Judy Seigel wrote:
>
>A comment about fluorescent bulbs in particular tho probably all
>bulbs -- they are extra bright when new; in the first few hours
>they drop a lot, then the drop is more gradual over about 9000 hours
>-- or so it said in the Westinghouse (or Phillips, or whichever)
>book. If those BLB bulbs that took so much longer were very old,
>compared to very new BL, that could explain. However, my tests with
>bulbs of *roughly* same age, showed the BL about 25% faster than the
>BLB.
>
Judy makes a very good point about fluorescent tubes being extra
bright when new. I think that many wrong conclusions about printing
speed have been reached by alternative photographers who switch out
old tubes of one type for another type, say BLB to BL, or BL to SA.

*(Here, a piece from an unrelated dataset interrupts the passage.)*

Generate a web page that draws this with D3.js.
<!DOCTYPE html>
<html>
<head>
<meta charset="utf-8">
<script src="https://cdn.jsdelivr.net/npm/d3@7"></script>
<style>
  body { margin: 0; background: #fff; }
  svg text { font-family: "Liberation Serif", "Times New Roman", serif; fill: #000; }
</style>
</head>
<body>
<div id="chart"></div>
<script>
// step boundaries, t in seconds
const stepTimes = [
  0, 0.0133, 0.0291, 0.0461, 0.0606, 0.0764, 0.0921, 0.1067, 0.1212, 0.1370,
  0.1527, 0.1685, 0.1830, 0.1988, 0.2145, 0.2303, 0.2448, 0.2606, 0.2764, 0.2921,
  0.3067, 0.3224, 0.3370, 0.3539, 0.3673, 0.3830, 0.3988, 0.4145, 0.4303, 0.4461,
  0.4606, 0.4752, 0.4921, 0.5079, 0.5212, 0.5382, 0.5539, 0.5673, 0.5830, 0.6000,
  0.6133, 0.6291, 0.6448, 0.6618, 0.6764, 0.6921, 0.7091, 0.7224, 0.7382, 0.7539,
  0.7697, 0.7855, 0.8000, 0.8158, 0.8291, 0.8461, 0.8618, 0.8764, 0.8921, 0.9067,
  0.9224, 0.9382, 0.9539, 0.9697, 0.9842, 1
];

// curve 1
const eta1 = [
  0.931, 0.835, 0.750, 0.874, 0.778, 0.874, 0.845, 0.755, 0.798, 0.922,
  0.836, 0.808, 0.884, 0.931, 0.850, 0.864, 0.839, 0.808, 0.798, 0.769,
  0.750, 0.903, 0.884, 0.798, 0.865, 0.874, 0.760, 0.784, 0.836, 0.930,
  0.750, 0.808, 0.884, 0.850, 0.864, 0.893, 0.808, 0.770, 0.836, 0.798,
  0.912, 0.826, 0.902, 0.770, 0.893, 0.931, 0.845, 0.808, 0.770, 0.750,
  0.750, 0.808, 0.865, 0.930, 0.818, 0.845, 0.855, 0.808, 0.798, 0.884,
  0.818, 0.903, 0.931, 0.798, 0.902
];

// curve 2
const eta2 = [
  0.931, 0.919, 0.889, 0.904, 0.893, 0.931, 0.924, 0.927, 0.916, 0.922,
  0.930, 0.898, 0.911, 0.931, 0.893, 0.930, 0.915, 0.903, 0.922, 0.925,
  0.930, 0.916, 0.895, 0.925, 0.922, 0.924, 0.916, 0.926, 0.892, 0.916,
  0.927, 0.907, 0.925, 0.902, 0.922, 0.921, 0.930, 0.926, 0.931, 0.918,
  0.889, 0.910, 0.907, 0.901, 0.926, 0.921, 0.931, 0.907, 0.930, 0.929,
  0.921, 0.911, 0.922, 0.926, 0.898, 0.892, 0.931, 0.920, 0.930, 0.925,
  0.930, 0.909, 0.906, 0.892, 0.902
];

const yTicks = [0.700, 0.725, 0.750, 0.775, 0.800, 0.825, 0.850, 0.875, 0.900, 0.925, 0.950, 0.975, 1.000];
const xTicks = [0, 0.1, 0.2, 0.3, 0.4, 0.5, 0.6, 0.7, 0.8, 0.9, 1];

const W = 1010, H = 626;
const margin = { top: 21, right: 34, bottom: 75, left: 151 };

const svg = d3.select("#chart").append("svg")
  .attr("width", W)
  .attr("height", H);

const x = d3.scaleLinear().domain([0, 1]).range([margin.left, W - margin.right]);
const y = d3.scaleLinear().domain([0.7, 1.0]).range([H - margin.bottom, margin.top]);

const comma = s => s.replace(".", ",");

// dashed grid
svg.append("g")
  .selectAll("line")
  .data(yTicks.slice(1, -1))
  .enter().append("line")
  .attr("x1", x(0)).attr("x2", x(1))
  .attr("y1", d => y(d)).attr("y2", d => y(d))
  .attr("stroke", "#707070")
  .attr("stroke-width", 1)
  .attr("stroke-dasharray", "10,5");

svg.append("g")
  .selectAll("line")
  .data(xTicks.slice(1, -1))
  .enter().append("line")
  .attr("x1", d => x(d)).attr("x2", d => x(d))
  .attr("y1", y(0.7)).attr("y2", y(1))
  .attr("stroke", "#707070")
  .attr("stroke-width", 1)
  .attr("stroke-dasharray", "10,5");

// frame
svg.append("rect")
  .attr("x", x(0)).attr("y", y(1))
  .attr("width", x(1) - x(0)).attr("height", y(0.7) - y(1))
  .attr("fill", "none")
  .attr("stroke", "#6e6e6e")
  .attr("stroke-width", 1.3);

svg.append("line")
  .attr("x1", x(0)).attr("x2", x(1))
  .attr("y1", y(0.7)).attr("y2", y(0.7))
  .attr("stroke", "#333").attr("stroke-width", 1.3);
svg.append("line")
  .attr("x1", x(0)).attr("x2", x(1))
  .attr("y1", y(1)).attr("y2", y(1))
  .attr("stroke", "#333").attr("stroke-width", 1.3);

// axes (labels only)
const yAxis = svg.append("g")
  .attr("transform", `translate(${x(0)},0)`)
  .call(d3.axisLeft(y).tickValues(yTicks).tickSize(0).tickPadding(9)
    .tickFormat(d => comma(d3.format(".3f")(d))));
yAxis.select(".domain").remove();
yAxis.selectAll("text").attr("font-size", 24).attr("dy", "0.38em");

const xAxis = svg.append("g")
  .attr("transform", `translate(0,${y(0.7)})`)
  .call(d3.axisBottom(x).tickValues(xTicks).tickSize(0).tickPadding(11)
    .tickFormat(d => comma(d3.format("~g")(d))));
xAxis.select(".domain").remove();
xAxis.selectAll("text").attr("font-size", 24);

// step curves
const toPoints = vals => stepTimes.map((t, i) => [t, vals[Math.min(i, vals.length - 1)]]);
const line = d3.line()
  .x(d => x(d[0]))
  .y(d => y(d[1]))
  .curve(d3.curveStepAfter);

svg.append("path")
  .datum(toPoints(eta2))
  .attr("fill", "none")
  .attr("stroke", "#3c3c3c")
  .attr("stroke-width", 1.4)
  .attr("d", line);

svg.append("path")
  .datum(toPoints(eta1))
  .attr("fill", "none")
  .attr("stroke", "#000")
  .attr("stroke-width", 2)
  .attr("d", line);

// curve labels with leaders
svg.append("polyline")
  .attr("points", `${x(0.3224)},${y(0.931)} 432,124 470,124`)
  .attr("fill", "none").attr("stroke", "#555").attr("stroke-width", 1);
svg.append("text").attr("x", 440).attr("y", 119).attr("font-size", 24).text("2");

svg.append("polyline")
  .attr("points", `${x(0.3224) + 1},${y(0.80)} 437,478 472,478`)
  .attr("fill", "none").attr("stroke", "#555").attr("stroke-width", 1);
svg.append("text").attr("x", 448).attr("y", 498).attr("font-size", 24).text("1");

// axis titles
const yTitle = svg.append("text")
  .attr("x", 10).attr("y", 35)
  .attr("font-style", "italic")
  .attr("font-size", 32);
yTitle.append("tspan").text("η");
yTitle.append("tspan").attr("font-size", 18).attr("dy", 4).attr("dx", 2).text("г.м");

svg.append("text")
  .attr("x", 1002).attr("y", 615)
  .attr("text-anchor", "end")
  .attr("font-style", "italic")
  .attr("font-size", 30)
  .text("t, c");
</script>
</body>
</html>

If they observe a significant difference in speed, which is likely
with new tubes, the assumption is that the *reason* for the speed
increase was the type of tube. Been there, done that.

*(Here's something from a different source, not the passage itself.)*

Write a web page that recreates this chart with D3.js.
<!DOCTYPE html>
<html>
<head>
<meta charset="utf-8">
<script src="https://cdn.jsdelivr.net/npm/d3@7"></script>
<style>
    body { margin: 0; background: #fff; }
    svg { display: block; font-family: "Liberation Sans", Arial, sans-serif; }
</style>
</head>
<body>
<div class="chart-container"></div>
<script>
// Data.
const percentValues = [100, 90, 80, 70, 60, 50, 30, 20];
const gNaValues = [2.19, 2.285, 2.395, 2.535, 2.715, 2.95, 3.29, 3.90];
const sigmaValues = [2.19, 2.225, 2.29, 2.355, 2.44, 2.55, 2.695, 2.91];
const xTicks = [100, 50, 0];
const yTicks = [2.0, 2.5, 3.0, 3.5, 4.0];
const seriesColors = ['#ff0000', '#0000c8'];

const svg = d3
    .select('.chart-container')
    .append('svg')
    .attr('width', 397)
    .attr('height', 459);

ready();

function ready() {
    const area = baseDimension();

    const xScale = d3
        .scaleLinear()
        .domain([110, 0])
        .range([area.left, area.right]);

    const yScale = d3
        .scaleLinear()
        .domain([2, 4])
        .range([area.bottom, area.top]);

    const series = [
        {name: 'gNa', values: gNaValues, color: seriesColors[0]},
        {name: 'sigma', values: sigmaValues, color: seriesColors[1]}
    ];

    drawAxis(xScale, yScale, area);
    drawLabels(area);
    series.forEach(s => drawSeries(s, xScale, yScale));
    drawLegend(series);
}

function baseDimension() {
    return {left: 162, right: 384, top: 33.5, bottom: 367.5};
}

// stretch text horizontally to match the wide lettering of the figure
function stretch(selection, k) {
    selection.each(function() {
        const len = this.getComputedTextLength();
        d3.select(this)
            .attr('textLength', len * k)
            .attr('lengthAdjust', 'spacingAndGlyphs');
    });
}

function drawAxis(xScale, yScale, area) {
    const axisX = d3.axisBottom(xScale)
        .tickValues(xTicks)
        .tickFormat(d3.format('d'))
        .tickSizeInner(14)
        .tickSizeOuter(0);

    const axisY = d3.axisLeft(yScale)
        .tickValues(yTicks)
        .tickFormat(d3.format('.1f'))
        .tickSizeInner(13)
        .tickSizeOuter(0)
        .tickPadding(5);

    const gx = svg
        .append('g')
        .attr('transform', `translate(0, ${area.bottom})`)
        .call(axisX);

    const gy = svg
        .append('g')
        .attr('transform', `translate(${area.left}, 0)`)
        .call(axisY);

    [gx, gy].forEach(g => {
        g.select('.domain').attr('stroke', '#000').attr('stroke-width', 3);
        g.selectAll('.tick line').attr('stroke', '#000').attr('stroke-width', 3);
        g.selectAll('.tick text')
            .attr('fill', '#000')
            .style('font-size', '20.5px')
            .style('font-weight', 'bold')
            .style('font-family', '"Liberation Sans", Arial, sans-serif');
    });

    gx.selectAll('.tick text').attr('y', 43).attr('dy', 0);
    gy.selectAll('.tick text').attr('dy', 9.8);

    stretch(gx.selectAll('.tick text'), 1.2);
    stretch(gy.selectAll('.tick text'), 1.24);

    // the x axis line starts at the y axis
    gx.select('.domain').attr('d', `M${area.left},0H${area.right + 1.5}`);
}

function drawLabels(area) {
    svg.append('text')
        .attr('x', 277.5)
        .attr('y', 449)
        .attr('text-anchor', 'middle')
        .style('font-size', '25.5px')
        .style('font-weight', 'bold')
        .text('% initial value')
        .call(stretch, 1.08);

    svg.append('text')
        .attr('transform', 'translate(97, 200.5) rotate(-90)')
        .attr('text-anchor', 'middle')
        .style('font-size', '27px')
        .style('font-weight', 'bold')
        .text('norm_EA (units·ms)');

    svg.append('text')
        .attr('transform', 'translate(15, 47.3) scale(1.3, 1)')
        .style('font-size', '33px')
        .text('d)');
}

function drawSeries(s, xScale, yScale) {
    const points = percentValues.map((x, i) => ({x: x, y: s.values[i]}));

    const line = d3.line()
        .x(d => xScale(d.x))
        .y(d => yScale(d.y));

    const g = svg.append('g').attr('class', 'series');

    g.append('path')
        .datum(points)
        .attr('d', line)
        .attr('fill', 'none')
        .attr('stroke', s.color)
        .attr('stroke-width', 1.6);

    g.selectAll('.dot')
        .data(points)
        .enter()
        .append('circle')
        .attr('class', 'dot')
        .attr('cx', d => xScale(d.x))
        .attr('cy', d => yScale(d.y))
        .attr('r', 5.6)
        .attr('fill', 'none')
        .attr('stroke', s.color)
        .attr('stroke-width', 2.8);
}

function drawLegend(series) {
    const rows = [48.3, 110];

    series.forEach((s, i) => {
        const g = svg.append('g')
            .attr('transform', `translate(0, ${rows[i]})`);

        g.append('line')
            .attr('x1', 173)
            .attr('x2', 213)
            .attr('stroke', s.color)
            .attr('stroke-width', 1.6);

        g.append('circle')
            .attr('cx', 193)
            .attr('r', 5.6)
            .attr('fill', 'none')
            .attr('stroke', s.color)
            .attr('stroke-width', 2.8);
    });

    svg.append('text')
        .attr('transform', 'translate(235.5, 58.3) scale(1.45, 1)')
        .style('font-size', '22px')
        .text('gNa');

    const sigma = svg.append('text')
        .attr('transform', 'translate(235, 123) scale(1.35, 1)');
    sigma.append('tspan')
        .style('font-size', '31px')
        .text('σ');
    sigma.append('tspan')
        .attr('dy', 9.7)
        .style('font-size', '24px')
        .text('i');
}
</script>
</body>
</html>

As I say, I made this mistake myself. When I first started testing
different types of UV light sources, especially tubes such as BL,
BLB, SA, AQUA, etc. I assumed that it was best to start with new
tubes. However, the results were so different from what one might
logically have expected that I concluded that a more accurate
representation of printing speed would result from *aging* the tubes
some 100-200 hours.
I learned a lot from the experiments, not least of which was the fact
that I did not really know as much as I thought I knew about testing
procedures. I also learned that I am in good company, since many
other so-called experts have made the same mistake. Not so
devastating I guess since no one usually calls them on it.